And I can't help but wonder all sorts of things - hundreds of things - these are just the ones on top right now. (It's like a big jar of cinnamon and sugar I'm shaking up to mix for buttered toast, and different grains and swirls of rich red-brown come up on top with each shake and turn. Here is today's spice.)
1. Is this angel, the one with the tongs, Gabriel? How like God, somehow, to let a being finish a work, like an artist, allowed to see it through. Here annointing (such a strong and strange annointing!) this prophet who would speak the words Gabriel would later invoke when greeting the Virgin. This kind of spiritual mobius is so like God it gives me tingles.
2. What does it mean that the hem of God's robes FILLED the temple? I picture this somehow being about existence - how it's all God's robes. What an incredible garment!
3. And yet God can't be "in" the temple, really - or contained in some way. It's just one of many ways it's obvious that a human can't comprehend what is REALLY going on.
4. Seraphs, fire, coals, smoke... yow! Gorgeous! Scary!
5. Gabriel also tells Zacharias that he "stands before the Lord" - present tense? Always? Like right now while he's talking to Zacharias in what seems to be another place? Like in that vision of Isaiah's? Angels - not temporal or spacial like we are... Everywhere/All-now? Sometimes I think wisdom is the removal of our notions, learning to suspend what we think after we realize it can't be correct. Standing naked of ideas like a little child.

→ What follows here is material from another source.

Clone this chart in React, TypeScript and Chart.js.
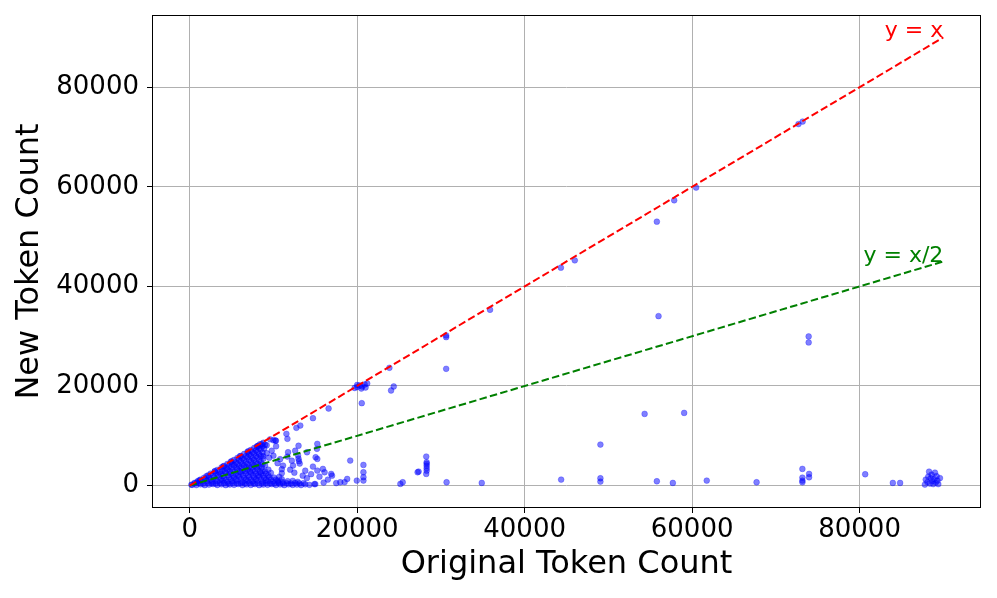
import React, { useEffect, useRef } from "react";
import { Chart, registerables } from "chart.js";

Chart.register(...registerables);

// [original token count, new token count]
const denseCluster: [number, number][] = [
  [300,150],[800,100],[1300,250],[1800,80],[2300,200],[2800,300],[3300,120],[3800,260],[4300,90],[4800,220],
  [5300,150],[5800,300],[6300,100],[6800,240],[7300,130],[7800,280],[8300,90],[8800,200],[9300,150],[9800,280],
  [10300,110],[10800,230],[11300,90],[11800,250],[12300,140],[12800,200],[13300,100],[13800,260],[14300,150],[14900,300],
  [600,450],[1100,520],[1600,400],[2100,550],[2600,470],[3100,420],[3600,530],[4100,480],[4600,410],[5100,540],
  [5600,460],[6100,500],[6600,420],[7100,550],[7600,440],[8100,510],[8600,400],[9100,530],[9600,470],[10100,420],
  [10600,550],[11100,460],[11600,500],[12100,420],[12600,540],[13100,450],[13600,500],
  [900,700],[1500,850],[2100,950],[2700,780],[3300,900],[3900,1000],[4500,760],[5100,880],[5700,990],[6300,720],
  [6900,930],[7500,820],[8100,1000],[8700,760],[9300,900],[9900,820],[10500,980],[11100,720],[11700,880],[12300,950],[12900,760],
  [1300,1200],[1900,1250],[2500,1180],[3100,1300],[3700,1220],[4300,1150],[4900,1280],[5500,1200],[6100,1320],[6700,1170],
  [7300,1260],[7900,1200],[8500,1300],[9100,1150],[9700,1250],[10300,1200],[11000,1300],
  [1700,1550],[2300,1700],[2900,1620],[3500,1780],[4100,1500],[4700,1700],[5300,1600],[5900,1800],[6500,1550],[7100,1720],
  [7700,1640],[8300,1790],[8900,1520],[9500,1700],[10100,1600],[10700,1750],
  [2200,2050],[2800,2000],[3400,2100],[4000,1950],[4600,2080],[5200,2000],[5800,2120],[6400,1980],[7000,2060],[7600,2000],
  [8200,2100],[8800,1960],[9400,2050],
  [2500,2400],[3100,2550],[3700,2350],[4300,2600],[4900,2450],[5500,2300],[6100,2580],[6700,2420],[7300,2600],[7900,2350],
  [8500,2500],[9100,2400],[9700,2550],
  [3000,2850],[3600,2800],[4200,2900],[4800,2780],[5400,2850],[6000,2800],[6600,2920],[7200,2800],[7800,2880],[8400,2760],[9000,2850],
  [3300,3150],[3900,3000],[4500,3250],[5100,3100],[5700,3300],[6300,3050],[6900,3200],[7500,3100],[8100,3280],[8700,3000],[9400,3200],
  [3800,3650],[4400,3600],[5000,3680],[5600,3550],[6200,3650],[6800,3580],[7400,3680],[8000,3600],[8600,3650],
  [4100,3950],[4700,3850],[5300,4100],[5900,3900],[6500,4050],[7100,3800],[7700,4000],[8300,3900],[9000,4100],
  [4500,4350],[5100,4300],[5700,4400],[6300,4280],[6900,4350],[7500,4300],[8100,4400],[8700,4250],
  [4900,4750],[5500,4650],[6100,4850],[6700,4700],[7300,4900],[7900,4600],[8500,4800],
  [5300,5150],[5900,5100],[6500,5200],[7100,5080],[7700,5150],[8300,5100],
  [5700,5550],[6300,5450],[6900,5700],[7500,5500],[8100,5650],[8800,5400],
  [6100,5950],[6700,5900],[7300,6000],[7900,5880],[8500,5950],
  [6500,6350],[7100,6250],[7700,6450],[8300,6300],
  [6900,6750],[7500,6700],[8100,6780],[8700,6650],
  [7300,7150],[7900,7050],[8500,7250],
  [7700,7550],[8300,7500],[8900,7450],
  [8100,7950],[8700,7900],[9200,8100],
  [200,180],[600,560],[1000,950],[1200,1100],[2000,1900],[3000,2900],[4000,3850],[5000,4900],[6000,5900],[7000,6900],
  [8000,7800],[8400,8300],[8800,8600],[9600,9300],[10000,9100],[10300,9000],[9000,8200],[8200,8000],[8600,8300],
];

const midPoints: [number, number][] = [
  [10240,9050],[10320,7900],[11550,10390],[11670,9390],[12740,11600],[13210,12060],[14720,13530],[16590,15480],
  [11750,6700],[11670,5830],[15240,8380],[15200,7380],[15040,5690],[12940,6030],[13000,5400],[13050,4900],[13140,4420],
  [14010,6700],[11150,4020],[12340,4020],[14720,3820],[15240,5360],[15240,3010],[15910,3350],[16110,2680],[16900,2350],
  [19170,5030],[20750,4150],[20750,2680],[20750,1680],[20750,1010],[19960,1000],[18810,1340],[17980,670],[10560,670],
  [11000,2500],[12000,3200],[13500,2000],[14000,1500],[10500,4500],[11000,3300],[12500,2600],[13800,3000],[14500,2300],
  [15500,1800],[16500,1200],[17000,2000],[17500,500],[18500,700],[16000,600],[15000,300],[9500,5600],[10000,6000],
  [9800,7000],[9200,6500],[10800,5300],[12200,5000],[8800,5900],[13000,8000],[12600,7000],
];

const upperPoints: [number, number][] = [
  [19700,19600],[20000,19800],[20300,20100],[20600,19900],[20900,20300],[21200,20500],[20500,19500],[21000,19700],
  [20000,20200],[20550,16550],[24050,19100],[24370,19900],[23850,23650],[30630,30150],[30630,29810],[30630,23450],
  [35870,35310],[44330,43760],[45990,45230],[55790,53000],[57860,57290],[60480,59840],[72700,72600],[73200,73100],
  [55990,34030],[73920,29950],[73920,28740],[54330,14400],[59050,14600],[49050,8240],
];

const lowPoints: [number, number][] = [
  [25160,340],[25440,670],[27220,2680],[27340,2810],[28250,5830],[28300,4700],[28300,4400],[28300,4000],[28300,3500],
  [28300,3000],[28250,2350],[30680,670],[34880,540],[44360,1200],[49050,1470],[49050,800],[55790,870],[57700,540],
  [61750,1000],[67700,670],[73170,3350],[73170,1600],[73170,1000],[73170,670],[73970,2350],[73970,1670],[80670,2280],
  [83970,540],[84840,540],
  [87800,200],[87900,1200],[88100,700],[88200,1800],[88300,2800],[88400,400],[88500,1500],[88600,2200],[88700,900],
  [88800,300],[88900,1300],[89000,2600],[89100,600],[89200,1900],[89300,1000],[89400,300],[89600,1500],
];

const identityLine: [number, number][] = [[0, 0], [90000, 90000]];
const halfLine: [number, number][] = [[0, 0], [90000, 45000]];
const tickValues = [0, 20000, 40000, 60000, 80000];

const FONT = "'DejaVu Sans', sans-serif";

const toXY = (arr: [number, number][]) => arr.map(([x, y]) => ({ x, y }));

const framePlugin = {
  id: "frameAndLabels",
  afterDatasetsDraw(chart: any) {
    const { ctx, chartArea, scales } = chart;
    ctx.save();
    ctx.font = `22px ${FONT}`;
    ctx.textAlign = "right";
    ctx.textBaseline = "alphabetic";
    ctx.fillStyle = "red";
    ctx.fillText("y = x", scales.x.getPixelForValue(identityLine[1][0]), scales.y.getPixelForValue(identityLine[1][1]));
    ctx.fillStyle = "green";
    ctx.fillText("y = x/2", scales.x.getPixelForValue(halfLine[1][0]), scales.y.getPixelForValue(halfLine[1][1]));
    ctx.strokeStyle = "#000";
    ctx.lineWidth = 1;
    ctx.strokeRect(chartArea.left + 0.5, chartArea.top + 0.5, chartArea.right - chartArea.left - 1, chartArea.bottom - chartArea.top - 1);
    ctx.restore();
  },
};

export default function App() {
  const ref = useRef<HTMLCanvasElement>(null);
  useEffect(() => {
    document.body.style.margin = "0";
    const allPoints = [...denseCluster, ...midPoints, ...upperPoints, ...lowPoints];
    const chart = new Chart(ref.current!, {
      type: "scatter",
      data: {
        datasets: [
          {
            type: "line",
            data: toXY(identityLine),
            borderColor: "red",
            borderWidth: 2,
            borderDash: [7.5, 3.3],
            pointRadius: 0,
            fill: false,
            order: 0,
          } as any,
          {
            type: "line",
            data: toXY(halfLine),
            borderColor: "green",
            borderWidth: 2,
            borderDash: [7.5, 3.3],
            pointRadius: 0,
            fill: false,
            order: 1,
          } as any,
          {
            data: toXY(allPoints),
            backgroundColor: "rgba(0,0,255,0.5)",
            borderColor: "rgba(0,0,255,0.35)",
            borderWidth: 0.8,
            pointRadius: 2.9,
            order: 2,
          },
        ],
      },
      options: {
        animation: false,
        responsive: false,
        layout: { padding: { left: 0, right: 16, top: 15, bottom: 0 } },
        plugins: { legend: { display: false }, tooltip: { enabled: false } },
        scales: {
          x: {
            type: "linear",
            min: -4500,
            max: 94500,
            afterBuildTicks: (s: any) => { s.ticks = tickValues.map((v) => ({ value: v })); },
            afterFit: (s: any) => { s.height = 90; s.paddingLeft = 0; s.paddingRight = 0; },
            ticks: { color: "#000", font: { family: FONT, size: 26 }, padding: 2, callback: (v: any) => String(v), maxRotation: 0 },
            grid: { color: "#b0b0b0", lineWidth: 1, tickLength: 5, tickColor: "#000" },
            border: { display: false },
            title: { display: true, text: "Original Token Count", color: "#000", font: { family: FONT, size: 32 }, padding: { top: 0, bottom: 14 } },
          },
          y: {
            type: "linear",
            min: -4500,
            max: 94500,
            afterBuildTicks: (s: any) => { s.ticks = tickValues.map((v) => ({ value: v })); },
            afterFit: (s: any) => { s.width = 152; s.paddingTop = 0; s.paddingBottom = 0; },
            ticks: { color: "#000", font: { family: FONT, size: 26 }, padding: 8, callback: (v: any) => String(v) },
            grid: { color: "#b0b0b0", lineWidth: 1, tickLength: 5, tickColor: "#000" },
            border: { display: false },
            title: { display: true, text: "New Token Count", color: "#000", font: { family: FONT, size: 32 }, padding: { top: 10, bottom: 0 } },
          },
        },
      },
      plugins: [framePlugin],
    });
    return () => chart.destroy();
  }, []);
  return (
    <div style={{ width: 997, height: 598 }}>
      <canvas ref={ref} width={997} height={598} style={{ display: "block" }} />
    </div>
  );
}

And that last gets to some of your much more difficult thoughts in this post - about stripping away our notions that come from the culture, the nation myth, the idea of rights, our concepts of gender and sexuality and duality and labels... we will never know a hundredth part of the incorrect notions we hold without question. But the act of mentally disrobing, taking off these wrong and harmful ideas, is a walk with grace. You are doing it more directly and fearlessly than many. Maybe this stripping is the only way, since Eden and our "knowledge of good and evil," that we can still walk with God in the cool of the evening. We hide in our notions - ashamed because we are naked. We can't help ourselves. He calls us out to walk with Him - we can do it in the Eucharist, and in countless other ways, but it's harder now than it was.
Some day I hope we can stand before God naked. Shamelessly, comfortably, joyfully human. Purged of our sin as if by a hot coal, to say, "Here I am Lord - send me!"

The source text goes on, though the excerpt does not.